| What the task requires |
Repeat verbatim the lines from the one containing "Write the matplotlib code for this chart." to the one containing "plt.rcParams['font.family'] = ['Liberation", ends included, minus any pictures.

● ● ● ● ●

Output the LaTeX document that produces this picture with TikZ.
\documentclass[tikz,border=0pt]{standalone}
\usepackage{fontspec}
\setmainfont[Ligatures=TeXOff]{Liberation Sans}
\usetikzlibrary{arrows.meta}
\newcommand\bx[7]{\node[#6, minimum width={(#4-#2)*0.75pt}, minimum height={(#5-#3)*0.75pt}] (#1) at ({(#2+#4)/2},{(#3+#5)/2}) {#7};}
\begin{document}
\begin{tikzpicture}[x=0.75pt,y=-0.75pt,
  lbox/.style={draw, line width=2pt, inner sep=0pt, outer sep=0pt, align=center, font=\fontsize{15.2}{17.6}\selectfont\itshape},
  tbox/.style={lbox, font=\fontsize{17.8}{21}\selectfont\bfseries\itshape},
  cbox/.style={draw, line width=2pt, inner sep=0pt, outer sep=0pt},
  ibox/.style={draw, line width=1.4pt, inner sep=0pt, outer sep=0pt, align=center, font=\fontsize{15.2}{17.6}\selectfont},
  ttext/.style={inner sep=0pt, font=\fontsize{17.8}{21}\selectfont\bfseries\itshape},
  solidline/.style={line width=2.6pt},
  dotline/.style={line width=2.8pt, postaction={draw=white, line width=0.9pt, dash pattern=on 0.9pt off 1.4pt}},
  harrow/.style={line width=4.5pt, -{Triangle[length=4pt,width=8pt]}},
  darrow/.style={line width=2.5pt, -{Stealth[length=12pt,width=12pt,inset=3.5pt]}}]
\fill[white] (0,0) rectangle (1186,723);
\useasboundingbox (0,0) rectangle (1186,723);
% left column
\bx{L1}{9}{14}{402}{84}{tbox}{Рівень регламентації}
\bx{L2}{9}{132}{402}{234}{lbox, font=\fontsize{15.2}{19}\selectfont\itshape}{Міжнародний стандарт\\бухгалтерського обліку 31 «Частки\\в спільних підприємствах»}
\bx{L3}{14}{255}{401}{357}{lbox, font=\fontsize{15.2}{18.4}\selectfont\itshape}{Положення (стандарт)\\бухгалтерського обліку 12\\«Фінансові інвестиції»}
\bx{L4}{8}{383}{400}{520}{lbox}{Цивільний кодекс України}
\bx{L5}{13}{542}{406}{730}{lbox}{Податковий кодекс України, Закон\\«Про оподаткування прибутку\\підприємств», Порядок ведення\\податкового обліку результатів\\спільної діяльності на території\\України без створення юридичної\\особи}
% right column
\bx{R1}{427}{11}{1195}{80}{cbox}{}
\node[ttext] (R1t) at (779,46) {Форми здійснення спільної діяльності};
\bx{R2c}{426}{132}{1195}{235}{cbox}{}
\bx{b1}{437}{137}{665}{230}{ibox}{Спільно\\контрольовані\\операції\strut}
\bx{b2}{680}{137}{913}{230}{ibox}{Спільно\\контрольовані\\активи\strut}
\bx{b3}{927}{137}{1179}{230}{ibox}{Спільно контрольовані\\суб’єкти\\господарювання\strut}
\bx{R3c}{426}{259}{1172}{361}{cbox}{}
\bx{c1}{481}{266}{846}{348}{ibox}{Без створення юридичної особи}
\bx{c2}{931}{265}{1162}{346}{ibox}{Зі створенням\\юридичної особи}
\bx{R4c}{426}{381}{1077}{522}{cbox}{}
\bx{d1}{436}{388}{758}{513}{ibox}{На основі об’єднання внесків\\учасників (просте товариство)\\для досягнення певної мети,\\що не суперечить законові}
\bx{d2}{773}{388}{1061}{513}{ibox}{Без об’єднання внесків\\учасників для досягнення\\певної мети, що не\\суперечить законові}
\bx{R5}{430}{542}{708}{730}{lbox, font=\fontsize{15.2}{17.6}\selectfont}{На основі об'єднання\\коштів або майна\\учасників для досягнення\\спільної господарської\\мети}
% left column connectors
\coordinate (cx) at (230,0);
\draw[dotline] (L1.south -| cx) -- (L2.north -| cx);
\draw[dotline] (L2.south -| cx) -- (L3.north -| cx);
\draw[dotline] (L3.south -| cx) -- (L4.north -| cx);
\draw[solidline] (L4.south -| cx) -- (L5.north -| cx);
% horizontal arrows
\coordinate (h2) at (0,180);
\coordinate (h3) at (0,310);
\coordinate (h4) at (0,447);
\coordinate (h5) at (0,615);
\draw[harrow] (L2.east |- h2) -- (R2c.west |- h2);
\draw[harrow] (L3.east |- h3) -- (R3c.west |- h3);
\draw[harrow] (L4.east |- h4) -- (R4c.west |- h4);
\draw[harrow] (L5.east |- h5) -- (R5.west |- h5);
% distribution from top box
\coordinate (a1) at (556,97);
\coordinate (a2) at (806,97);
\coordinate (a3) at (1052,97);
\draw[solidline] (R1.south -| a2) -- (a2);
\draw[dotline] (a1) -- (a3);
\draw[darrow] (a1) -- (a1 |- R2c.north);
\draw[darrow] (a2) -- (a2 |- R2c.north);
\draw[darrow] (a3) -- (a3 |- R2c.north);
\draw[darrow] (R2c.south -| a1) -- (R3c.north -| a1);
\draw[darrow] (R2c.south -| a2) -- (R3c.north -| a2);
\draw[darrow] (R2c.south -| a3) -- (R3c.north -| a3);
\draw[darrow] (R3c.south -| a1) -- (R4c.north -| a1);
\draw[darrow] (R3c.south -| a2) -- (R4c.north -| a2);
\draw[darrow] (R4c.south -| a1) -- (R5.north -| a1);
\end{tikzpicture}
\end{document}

● ● ● ● ●

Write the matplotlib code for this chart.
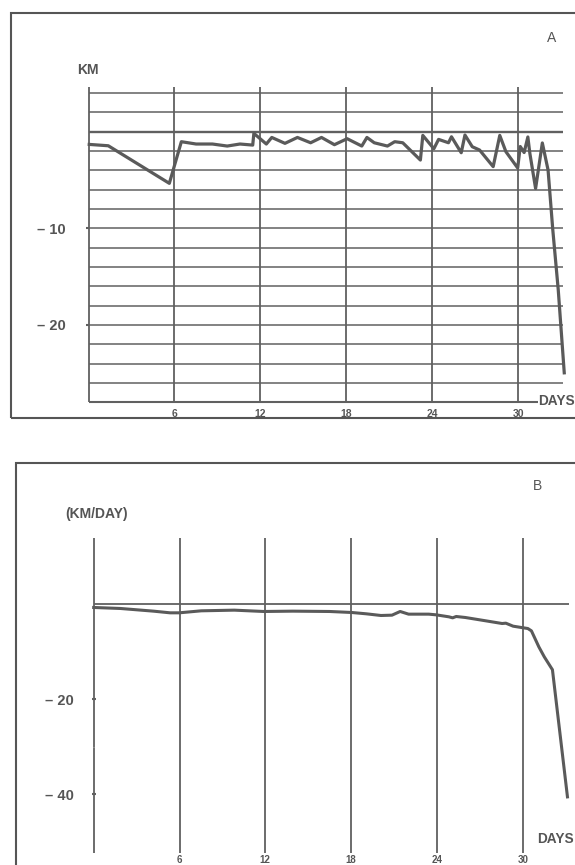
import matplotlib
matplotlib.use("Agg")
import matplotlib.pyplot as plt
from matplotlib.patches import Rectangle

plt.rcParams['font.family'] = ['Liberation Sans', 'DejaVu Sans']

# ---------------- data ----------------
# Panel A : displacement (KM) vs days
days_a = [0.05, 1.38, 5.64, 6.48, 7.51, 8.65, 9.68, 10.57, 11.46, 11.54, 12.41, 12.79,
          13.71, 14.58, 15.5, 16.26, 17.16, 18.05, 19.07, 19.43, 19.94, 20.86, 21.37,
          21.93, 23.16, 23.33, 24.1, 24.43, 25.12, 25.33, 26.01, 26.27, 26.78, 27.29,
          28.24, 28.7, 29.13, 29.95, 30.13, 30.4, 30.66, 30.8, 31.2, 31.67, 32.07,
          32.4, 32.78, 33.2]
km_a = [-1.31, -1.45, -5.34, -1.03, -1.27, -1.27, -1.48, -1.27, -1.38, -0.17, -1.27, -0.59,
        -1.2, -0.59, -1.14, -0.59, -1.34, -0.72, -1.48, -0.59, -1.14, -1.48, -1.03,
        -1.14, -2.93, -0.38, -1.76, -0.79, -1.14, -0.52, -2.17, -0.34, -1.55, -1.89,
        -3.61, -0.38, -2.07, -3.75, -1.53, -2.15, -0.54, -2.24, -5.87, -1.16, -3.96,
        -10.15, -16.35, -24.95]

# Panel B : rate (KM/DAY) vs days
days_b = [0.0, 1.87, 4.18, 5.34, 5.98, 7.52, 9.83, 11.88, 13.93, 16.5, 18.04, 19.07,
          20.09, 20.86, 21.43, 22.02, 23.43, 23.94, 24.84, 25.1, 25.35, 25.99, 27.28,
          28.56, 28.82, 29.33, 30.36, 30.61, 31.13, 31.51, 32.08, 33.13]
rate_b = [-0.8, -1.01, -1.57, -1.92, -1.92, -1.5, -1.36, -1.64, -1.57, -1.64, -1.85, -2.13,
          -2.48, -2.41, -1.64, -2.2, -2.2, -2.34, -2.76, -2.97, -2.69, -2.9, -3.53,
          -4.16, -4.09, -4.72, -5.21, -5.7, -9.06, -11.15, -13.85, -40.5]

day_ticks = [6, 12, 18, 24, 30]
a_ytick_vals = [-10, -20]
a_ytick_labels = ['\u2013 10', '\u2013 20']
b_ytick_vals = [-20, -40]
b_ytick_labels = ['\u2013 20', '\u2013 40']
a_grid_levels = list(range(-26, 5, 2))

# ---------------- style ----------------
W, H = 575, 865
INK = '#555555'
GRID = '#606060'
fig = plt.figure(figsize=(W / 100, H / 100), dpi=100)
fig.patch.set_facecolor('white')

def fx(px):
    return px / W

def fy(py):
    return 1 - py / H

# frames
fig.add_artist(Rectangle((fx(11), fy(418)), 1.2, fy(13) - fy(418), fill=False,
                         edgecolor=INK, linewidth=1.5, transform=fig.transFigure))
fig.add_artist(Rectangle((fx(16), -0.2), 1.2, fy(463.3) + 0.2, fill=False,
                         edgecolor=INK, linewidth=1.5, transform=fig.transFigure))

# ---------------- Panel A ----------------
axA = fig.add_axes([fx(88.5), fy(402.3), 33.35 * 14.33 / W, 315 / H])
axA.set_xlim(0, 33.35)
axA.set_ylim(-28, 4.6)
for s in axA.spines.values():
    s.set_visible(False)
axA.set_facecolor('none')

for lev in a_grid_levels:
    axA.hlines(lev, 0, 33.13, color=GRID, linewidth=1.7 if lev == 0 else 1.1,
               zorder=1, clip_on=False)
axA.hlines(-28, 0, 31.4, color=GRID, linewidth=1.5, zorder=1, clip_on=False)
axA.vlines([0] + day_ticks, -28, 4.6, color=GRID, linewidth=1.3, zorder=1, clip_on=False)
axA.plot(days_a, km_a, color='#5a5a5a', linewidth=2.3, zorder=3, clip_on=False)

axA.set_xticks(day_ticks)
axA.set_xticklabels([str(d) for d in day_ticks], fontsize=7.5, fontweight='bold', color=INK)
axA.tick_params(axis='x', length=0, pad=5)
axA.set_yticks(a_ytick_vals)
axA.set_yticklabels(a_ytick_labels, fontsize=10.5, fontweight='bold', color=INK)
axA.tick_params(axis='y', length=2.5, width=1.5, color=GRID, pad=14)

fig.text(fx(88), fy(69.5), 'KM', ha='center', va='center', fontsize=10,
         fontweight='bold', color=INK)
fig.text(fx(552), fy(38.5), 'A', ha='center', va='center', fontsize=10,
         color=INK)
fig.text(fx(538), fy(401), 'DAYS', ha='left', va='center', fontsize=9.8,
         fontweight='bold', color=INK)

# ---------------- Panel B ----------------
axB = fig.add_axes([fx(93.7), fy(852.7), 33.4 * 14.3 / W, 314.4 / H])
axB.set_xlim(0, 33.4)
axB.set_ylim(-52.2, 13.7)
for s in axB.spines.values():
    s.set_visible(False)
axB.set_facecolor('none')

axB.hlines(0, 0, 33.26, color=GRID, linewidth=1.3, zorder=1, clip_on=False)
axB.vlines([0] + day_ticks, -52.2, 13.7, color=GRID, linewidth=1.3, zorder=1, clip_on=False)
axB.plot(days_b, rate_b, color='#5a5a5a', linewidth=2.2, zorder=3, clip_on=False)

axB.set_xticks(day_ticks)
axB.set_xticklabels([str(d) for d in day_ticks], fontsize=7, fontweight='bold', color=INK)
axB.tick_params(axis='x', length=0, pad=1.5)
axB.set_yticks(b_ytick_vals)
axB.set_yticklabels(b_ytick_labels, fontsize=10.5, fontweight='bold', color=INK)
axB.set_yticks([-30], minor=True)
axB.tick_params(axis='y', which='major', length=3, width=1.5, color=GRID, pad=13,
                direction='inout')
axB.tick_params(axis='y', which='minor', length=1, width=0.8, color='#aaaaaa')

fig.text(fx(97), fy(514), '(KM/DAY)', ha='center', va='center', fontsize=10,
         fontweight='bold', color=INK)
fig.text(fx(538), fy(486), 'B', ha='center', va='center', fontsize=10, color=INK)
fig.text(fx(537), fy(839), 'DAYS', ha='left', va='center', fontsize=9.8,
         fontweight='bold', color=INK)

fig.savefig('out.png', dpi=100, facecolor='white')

● ● ● ● ●

| Solved exercise |
Write the matplotlib code for this chart.
import matplotlib
matplotlib.use("Agg")
import matplotlib.pyplot as plt
from matplotlib.patches import Rectangle

plt.rcParams['font.family'] = ['Liberation Sans', 'DejaVu Sans']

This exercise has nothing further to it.